WORK TO BE COMPLETED:
Retype exactly what runs from the first line of the data to the line with "plt.rcParams['font.family'] = ['Liberation", keeping both of those lines and skipping pictures.
──────────────────────────────
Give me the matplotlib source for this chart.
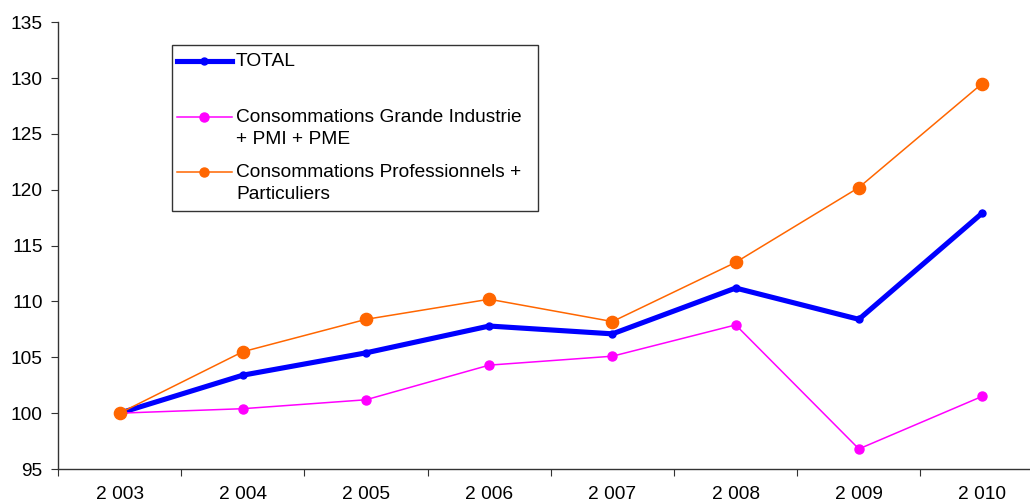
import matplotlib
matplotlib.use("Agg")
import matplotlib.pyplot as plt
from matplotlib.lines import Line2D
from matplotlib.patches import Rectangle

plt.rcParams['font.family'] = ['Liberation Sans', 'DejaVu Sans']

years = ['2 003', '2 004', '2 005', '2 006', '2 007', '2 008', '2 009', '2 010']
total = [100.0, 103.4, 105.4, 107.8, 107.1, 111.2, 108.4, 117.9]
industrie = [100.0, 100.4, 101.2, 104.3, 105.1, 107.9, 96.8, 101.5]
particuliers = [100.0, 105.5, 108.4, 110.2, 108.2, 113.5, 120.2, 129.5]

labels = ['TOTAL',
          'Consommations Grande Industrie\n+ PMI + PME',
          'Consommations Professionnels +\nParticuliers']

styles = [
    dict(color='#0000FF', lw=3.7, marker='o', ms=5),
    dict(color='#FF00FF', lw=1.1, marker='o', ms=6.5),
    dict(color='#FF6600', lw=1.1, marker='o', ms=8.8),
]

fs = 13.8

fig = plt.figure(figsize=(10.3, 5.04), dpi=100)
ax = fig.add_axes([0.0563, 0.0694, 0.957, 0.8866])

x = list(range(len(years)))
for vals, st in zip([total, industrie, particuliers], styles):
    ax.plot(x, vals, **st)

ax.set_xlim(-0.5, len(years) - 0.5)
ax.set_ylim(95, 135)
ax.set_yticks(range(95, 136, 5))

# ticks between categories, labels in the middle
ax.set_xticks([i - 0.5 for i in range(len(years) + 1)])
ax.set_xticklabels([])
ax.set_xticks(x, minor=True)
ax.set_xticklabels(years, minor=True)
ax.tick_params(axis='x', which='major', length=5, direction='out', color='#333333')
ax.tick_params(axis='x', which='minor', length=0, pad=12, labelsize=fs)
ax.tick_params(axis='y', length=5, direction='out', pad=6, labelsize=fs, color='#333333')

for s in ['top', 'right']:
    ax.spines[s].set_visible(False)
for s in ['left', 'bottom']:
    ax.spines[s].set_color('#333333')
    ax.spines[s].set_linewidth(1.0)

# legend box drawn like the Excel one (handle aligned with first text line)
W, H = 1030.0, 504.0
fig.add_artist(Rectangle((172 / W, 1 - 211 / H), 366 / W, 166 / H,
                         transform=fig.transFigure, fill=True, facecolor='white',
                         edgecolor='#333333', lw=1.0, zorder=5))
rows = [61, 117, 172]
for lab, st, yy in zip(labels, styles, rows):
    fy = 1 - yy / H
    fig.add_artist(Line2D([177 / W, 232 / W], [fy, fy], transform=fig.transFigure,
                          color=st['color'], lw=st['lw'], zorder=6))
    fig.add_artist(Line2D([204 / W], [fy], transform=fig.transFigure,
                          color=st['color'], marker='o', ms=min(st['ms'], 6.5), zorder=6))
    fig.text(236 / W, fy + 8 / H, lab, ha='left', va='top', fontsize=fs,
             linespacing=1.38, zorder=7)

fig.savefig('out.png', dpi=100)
──────────────────────────────
FULL OUTPUT:
Give me the matplotlib source for this chart.
import matplotlib
matplotlib.use("Agg")
import matplotlib.pyplot as plt
from matplotlib.lines import Line2D
from matplotlib.patches import Rectangle

plt.rcParams['font.family'] = ['Liberation Sans', 'DejaVu Sans']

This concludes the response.